::: Stored data :::
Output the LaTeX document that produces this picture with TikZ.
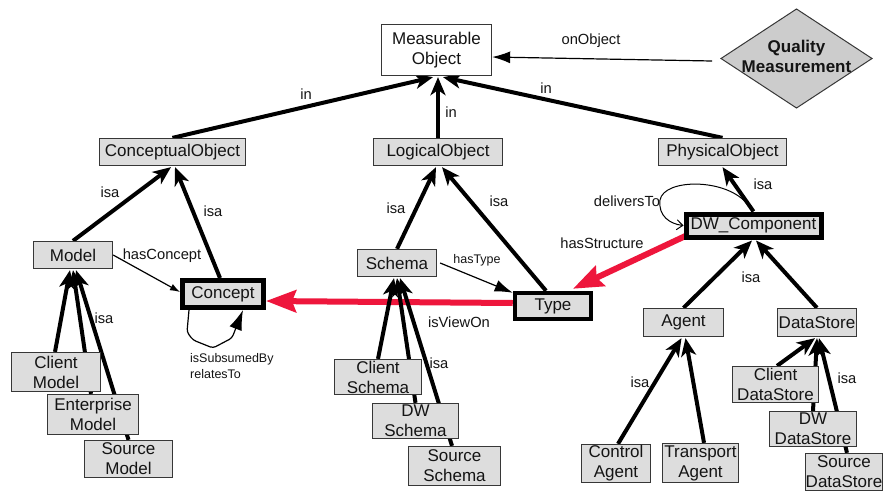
\documentclass[tikz,border=0pt]{standalone}
\usepackage{fontspec}
\setmainfont{Liberation Sans}
\usetikzlibrary{arrows.meta,calc,backgrounds}
\definecolor{boxfill}{RGB}{221,221,221}
\definecolor{qmfill}{RGB}{204,204,204}
\definecolor{boxline}{RGB}{55,55,55}
\definecolor{redarr}{RGB}{238,22,60}
\definecolor{txt}{RGB}{20,20,20}
\newcommand\bxf{\fontsize{17}{20}\selectfont}
\newcommand\lbf{\fontsize{14.7}{17}\selectfont}
\newcommand\smf{\fontsize{12.5}{15}\selectfont}
\pgfdeclarelayer{edgelayer}
\pgfsetlayers{background,edgelayer,main}
\begin{document}
\begin{tikzpicture}[x=1pt,y=-1pt,
 box/.style={draw=boxline,fill=boxfill,line width=1.3pt,inner sep=0pt,font=\bxf,align=center,text=txt},
 thickbox/.style={box,draw=black,line width=5pt},
 isa/.style={line width=4pt,-{Stealth[length=18pt,width=15pt,inset=5pt]}},
 rel/.style={line width=1.2pt,-{Latex[length=18pt,width=12pt]}},
 redrel/.style={draw=redarr,line width=6pt,-{Stealth[length=30pt,width=22pt,inset=4pt]}},
 lbl/.style={font=\lbf,inner sep=0pt,text=txt},
 sml/.style={font=\smf,inner sep=0pt,align=left,text=txt}]
\useasboundingbox (0,0) rectangle (883,490);
\begin{pgfonlayer}{background}
\fill[white] (0,0) rectangle (883,490);
\end{pgfonlayer}
\clip (0,0) rectangle (883,490);

% top
\node[box,fill=white,minimum width=110,minimum height=51] (mo) at (436.5,50) {Measurable\\Object};
\draw[draw=boxline,fill=qmfill,line width=1pt] (721,58.5) -- (796.5,9) -- (872,58.5) -- (796.5,108) -- cycle;
\node[font=\bxf\bfseries,align=center,inner sep=0pt,text=txt] (qm) at (796.5,56) {Quality\\Measurement};
\coordinate (qmw) at (712,61);

\node[box,minimum width=146,minimum height=27] (co) at (172.5,152) {ConceptualObject};
\node[box,minimum width=129,minimum height=27] (lo) at (438,152) {LogicalObject};
\node[box,minimum width=128,minimum height=27] (po) at (722.5,152) {PhysicalObject};

\node[box,minimum width=79,minimum height=27] (model) at (73,255) {Model};
\node[box,minimum width=79,minimum height=27] (schema) at (397,263) {Schema};
\node[box,minimum width=80,minimum height=28] (agent) at (683.5,322.5) {Agent};
\node[box,minimum width=79,minimum height=28] (ds) at (817,322.5) {DataStore};

\node[thickbox,minimum width=81,minimum height=27] (concept) at (223,294) {Concept};
\node[thickbox,line width=4.5pt,minimum width=76,minimum height=26] (type) at (553,306) {Type};
\node[thickbox,minimum width=135,minimum height=23] (dwc) at (753.5,225.5) {DW\_Component};

\node[box,minimum width=89,minimum height=39] (cm) at (56,372) {Client\\Model};
\node[box,minimum width=91,minimum height=40] (em) at (93,414.5) {Enterprise\\Model};
\node[box,minimum width=88,minimum height=37] (sm) at (128.5,459) {Source\\Model};

\node[box,minimum width=87,minimum height=35] (cs) at (378,377) {Client\\Schema};
\node[box,minimum width=86,minimum height=35] (dws) at (415.5,421) {DW\\Schema};
\node[box,minimum width=92,minimum height=39] (ss) at (454.5,466) {Source\\Schema};

\node[box,minimum width=69,minimum height=38] (ca) at (616,463.5) {Control\\Agent};
\node[box,minimum width=76,minimum height=39] (ta) at (700.5,463) {Transport\\Agent};

\node[box,minimum width=86,minimum height=36] (cds) at (775.5,384.5) {Client\\DataStore};
\node[box,minimum width=87,minimum height=35] (dwds) at (813,429) {DW\\DataStore};
\node[box,minimum width=76,minimum height=37] (sds) at (844,472) {Source\\DataStore};

\begin{pgfonlayer}{edgelayer}
\draw[isa] (co.north) -- ($(mo.south)+(-3.5,1)$);
\draw[isa] (lo.north) -- ($(mo.south)+(1.5,1)$);
\draw[isa] (po.north) -- ($(mo.south)+(6.5,1)$);
\draw[rel] (qmw) -- ($(mo.east)+(0,7)$);

\draw[isa] (model.north) -- ($(co.south)+(-1.5,1)$);
\draw[isa] ($(concept.north)+(-3,0)$) -- ($(co.south)+(2.5,1)$);
\draw[isa] (schema.north) -- ($(lo.south)+(-2,1)$);
\draw[isa] ($(type.north)+(-7,0)$) -- ($(lo.south)+(4,1)$);
\draw[isa] (dwc.north) -- ($(po.south)+(0,1)$);

\draw[line width=1pt,-{Straight Barb[length=6pt,width=10pt]}] (748,205) .. controls (728,178) and (664,178) .. (660,200) .. controls (658,216) and (670,224) .. (dwc.west);

\draw[redrel] ($(dwc.south west)+(3,-4)$) -- ($(type.north)+(20,-2)$);
\draw[redrel] ($(type.west)+(0,-3)$) -- ($(concept.east)+(0,7)$);

\draw[line width=1.2pt,-{Latex[length=10pt,width=7pt]}] (model.east) -- ($(concept.west)+(0,-2)$);
\draw[line width=1.2pt,rounded corners=3pt,-{Latex[length=20pt,width=13pt]}] ($(concept.south)+(-34,0)$) -- (187,332) -- (193,340) -- (213,348) -- (232,338) -- ($(concept.south)+(20,0)$);
\draw[line width=1.2pt,-{Latex[length=18pt,width=12pt]}] ($(schema.east)+(3,0)$) -- ($(type.north west)+(0,2)$);

\draw[isa] (agent.north) -- ($(dwc.south)+(-1.5,1)$);
\draw[isa] (ds.north) -- ($(dwc.south)+(2.5,1)$);
\draw[isa] ($(ca.north)+(2,0)$) -- ($(agent.south)+(-2,1)$);
\draw[isa] ($(ta.north)+(3.5,0)$) -- ($(agent.south)+(2,1)$);
\draw[isa] ($(cds.north)+(1.5,0)$) -- ($(ds.south)+(-2,1)$);
\draw[isa] (dwds.north) -- ($(ds.south)+(0,1)$);
\draw[isa] ($(sds.north)+(3,0)$) -- ($(ds.south)+(2,1)$);

\draw[isa] ($(cm.north)+(-1,0)$) -- ($(model.south)+(-3,1)$);
\draw[isa] ($(em.north)+(-2,0)$) -- ($(model.south)+(0,1)$);
\draw[isa] (sm.north) -- ($(model.south)+(3,1)$);
\draw[isa] (cs.north) -- ($(schema.south)+(-3,1)$);
\draw[isa] (dws.north) -- ($(schema.south)+(0,1)$);
\draw[isa] ($(ss.north)+(-2.5,0)$) -- ($(schema.south)+(3,1)$);
\end{pgfonlayer}

% labels
\node[lbl] (l1) at (306,94) {in};
\node[lbl] (l2) at (451,112) {in};
\node[lbl] (l3) at (546,88) {in};
\node[lbl] (l4) at (591,41) {onObject};
\node[lbl] (l5) at (110,192) {isa};
\node[lbl] (l6) at (213,211) {isa};
\node[lbl] (l7) at (396,208) {isa};
\node[lbl] (l8) at (499,201) {isa};
\node[lbl] (l9) at (763,184) {isa};
\node[lbl] (l10) at (751,277) {isa};
\node[lbl] (l11) at (640,382) {isa};
\node[lbl] (l12) at (847,378) {isa};
\node[lbl] (l13) at (104,318) {isa};
\node[lbl] (l14) at (439,363) {isa};
\node[lbl] (l15) at (162,256) {hasConcept};
\node[sml] (l16) at (477,260) {hasType};
\node[lbl] (l17) at (602,243) {hasStructure};
\node[lbl] (l18) at (627,201) {deliversTo};
\node[lbl] (l19) at (459,322) {isViewOn};
\node[sml,anchor=west] (l20) at (190,359) {isSubsumedBy};
\node[sml,anchor=west] (l21) at (190,374) {relatesTo};
\end{tikzpicture}
\end{document}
:::
Given instruction: Up to and including the line with "(qmw) at (712,61);", copy the data above from its first line. Skip pictures.

Solution to this task:
Output the LaTeX document that produces this picture with TikZ.
\documentclass[tikz,border=0pt]{standalone}
\usepackage{fontspec}
\setmainfont{Liberation Sans}
\usetikzlibrary{arrows.meta,calc,backgrounds}
\definecolor{boxfill}{RGB}{221,221,221}
\definecolor{qmfill}{RGB}{204,204,204}
\definecolor{boxline}{RGB}{55,55,55}
\definecolor{redarr}{RGB}{238,22,60}
\definecolor{txt}{RGB}{20,20,20}
\newcommand\bxf{\fontsize{17}{20}\selectfont}
\newcommand\lbf{\fontsize{14.7}{17}\selectfont}
\newcommand\smf{\fontsize{12.5}{15}\selectfont}
\pgfdeclarelayer{edgelayer}
\pgfsetlayers{background,edgelayer,main}
\begin{document}
\begin{tikzpicture}[x=1pt,y=-1pt,
 box/.style={draw=boxline,fill=boxfill,line width=1.3pt,inner sep=0pt,font=\bxf,align=center,text=txt},
 thickbox/.style={box,draw=black,line width=5pt},
 isa/.style={line width=4pt,-{Stealth[length=18pt,width=15pt,inset=5pt]}},
 rel/.style={line width=1.2pt,-{Latex[length=18pt,width=12pt]}},
 redrel/.style={draw=redarr,line width=6pt,-{Stealth[length=30pt,width=22pt,inset=4pt]}},
 lbl/.style={font=\lbf,inner sep=0pt,text=txt},
 sml/.style={font=\smf,inner sep=0pt,align=left,text=txt}]
\useasboundingbox (0,0) rectangle (883,490);
\begin{pgfonlayer}{background}
\fill[white] (0,0) rectangle (883,490);
\end{pgfonlayer}
\clip (0,0) rectangle (883,490);

% top
\node[box,fill=white,minimum width=110,minimum height=51] (mo) at (436.5,50) {Measurable\\Object};
\draw[draw=boxline,fill=qmfill,line width=1pt] (721,58.5) -- (796.5,9) -- (872,58.5) -- (796.5,108) -- cycle;
\node[font=\bxf\bfseries,align=center,inner sep=0pt,text=txt] (qm) at (796.5,56) {Quality\\Measurement};
\coordinate (qmw) at (712,61);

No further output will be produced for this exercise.